TODAY's Ann Curry talks with Susan Powell's parents, Chuck and Judy Cox, who say that they feared for the lives of their grandkids and believed that Josh Powell would do something drastic "if he felt cornered."

Before setting his house ablaze and killing himself and his two young sons, Josh Powell left a voicemail for family members saying he couldn't live without the boys and didn't want to go on anymore.

ABC News obtained what it says was a voicemail Powell left for his family members. In the recording played Tuesday on "Good Morning America," Powell also said he was calling to say goodbye and apologize.

“Hello, this is Josh. And I’m calling to say goodbye,” a shaking voice on the voicemail said. "I am not able to live without my sons, and I'm not able to go on anymore. I'm sorry to everyone I've hurt. Goodbye.”

The message was left 20 minutes before Powell killed himself and his boys, ABC reported.

But the double murder-suicide appeared to be in the works for longer than just those 20 minutes. In the days leading up to the fire, Powell had been donating his sons' books and toys, according to ABC.

The investigation and autopsy reports released late Monday show the acts of a violent man who meticulously planned his actions, culminating Sunday in Powell setting his house ablaze and taking a hatchet to his children's necks.

As authorities work to determine exactly why Powell committed the murders, investigators said they're no closer to answering the question they've had for two years.

"We still haven't identified or found where Susan Powell is," said West Valley, Utah, Police Chief Buzz Nielsen, who is in charge of the investigation into the young mother's disappearance.

For now, even with the longtime "person of interest" in the probe dead, police say the case remains open, though some mysteries may never be solved.

Just days before the horrific murder-suicide, in a motion seeking custody of his children filed with a Washington state court, Powell said he missed his wife, and would remain strong for the boys.

The sons of missing mom Susan Powell suffered neck and head injuries at the hands of their father, Josh Powell, before dying in the house he set on fire. NBC's Miguel Almaguer reports.

"A lesser person would fall under the intense scrutiny I am facing, but apparently my inherent resilience as a person makes it increasingly difficult for them to pursue their agendas," Powell wrote. "I am standing tall for my sons, but it deeply hurts to face such ridicule and abuse.

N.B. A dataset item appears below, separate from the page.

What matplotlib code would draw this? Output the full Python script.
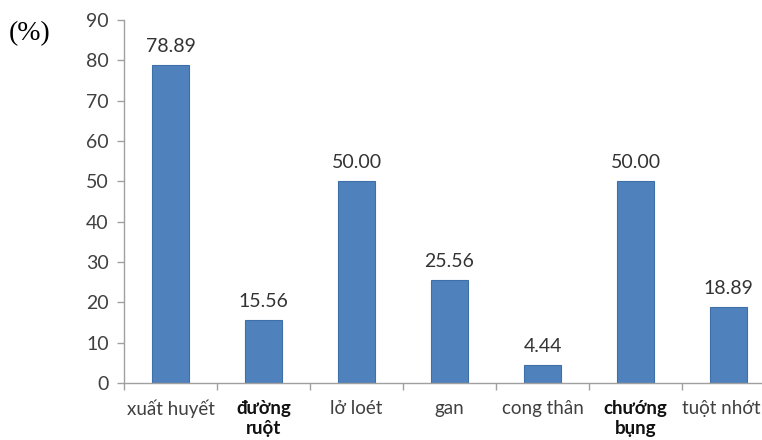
import matplotlib.pyplot as plt
import numpy as np

categories = ["xuất huyết", "đường\nruột", "lở loét", "gan", "cong thân", "chướng\nbụng", "tuột nhớt"]
values = [78.89, 15.56, 50.00, 25.56, 4.44, 50.00, 18.89]
bold_labels = [False, True, False, False, False, True, False]
yticks = list(range(0, 100, 10))

plt.rcParams['font.family'] = ['Lato', 'DejaVu Sans']

fig = plt.figure(figsize=(7.62, 4.40), dpi=100)
# axis spans past the right edge like the reference crop
ax = fig.add_axes([124 / 762, 1 - 383 / 440, 651 / 762, (383 - 20) / 440])

x = np.arange(len(categories))
ax.bar(x, values, width=0.39, color='#4F81BD', edgecolor='#3F6FA8', linewidth=0.8, zorder=2)

for xi, v in zip(x, values):
    ax.text(xi, v + 2.5, f"{v:.2f}", ha='center', va='bottom', fontsize=14, color='#333333')

ax.set_xlim(-0.5, len(categories) - 0.5)
ax.set_ylim(0, 90)
ax.set_yticks(yticks)
ax.set_yticklabels([str(t) for t in yticks], fontsize=14, color='#404040')

ax.set_xticks(np.arange(-0.5, len(categories), 1.0))
ax.set_xticklabels([])
ax.tick_params(axis='x', which='major', length=5, color='#A0A0A0', width=1)
ax.tick_params(axis='y', length=5, color='#A0A0A0', width=1, pad=6)

# category labels under the bars; the last one is pulled left a little
last = len(categories) - 1
for xi, name, b in zip(x, categories, bold_labels):
    dx = -5 if xi == last else 0
    ax.annotate(name, xy=(xi, 0), xycoords=('data', 'axes fraction'),
                xytext=(dx, -12), textcoords='offset points',
                ha='center', va='top', fontsize=13.5, linespacing=1.25,
                fontweight='bold' if b else 'normal',
                color='#111111' if b else '#404040', annotation_clip=False)

for s in ['top', 'right']:
    ax.spines[s].set_visible(False)
for s in ['left', 'bottom']:
    ax.spines[s].set_color('#A0A0A0')
    ax.spines[s].set_linewidth(1)

fig.text(9 / 762, 1 - 34 / 440, "(%)", fontsize=20, family='Liberation Serif',
         ha='left', va='center', color='black')

fig.savefig('out.png', dpi=100)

"I know my own heart is free of any guilt regardless of what people claim," he added.

Things changed dramatically when the judge ruled against him, ordering the children to remain with Susan Powell's parents for now.

On Sunday, Powell's boys came for a routine supervised visit. They ran ahead, the social worker falling behind. Powell then locked the door, used a hatchet on his kids, and lit the house on fire.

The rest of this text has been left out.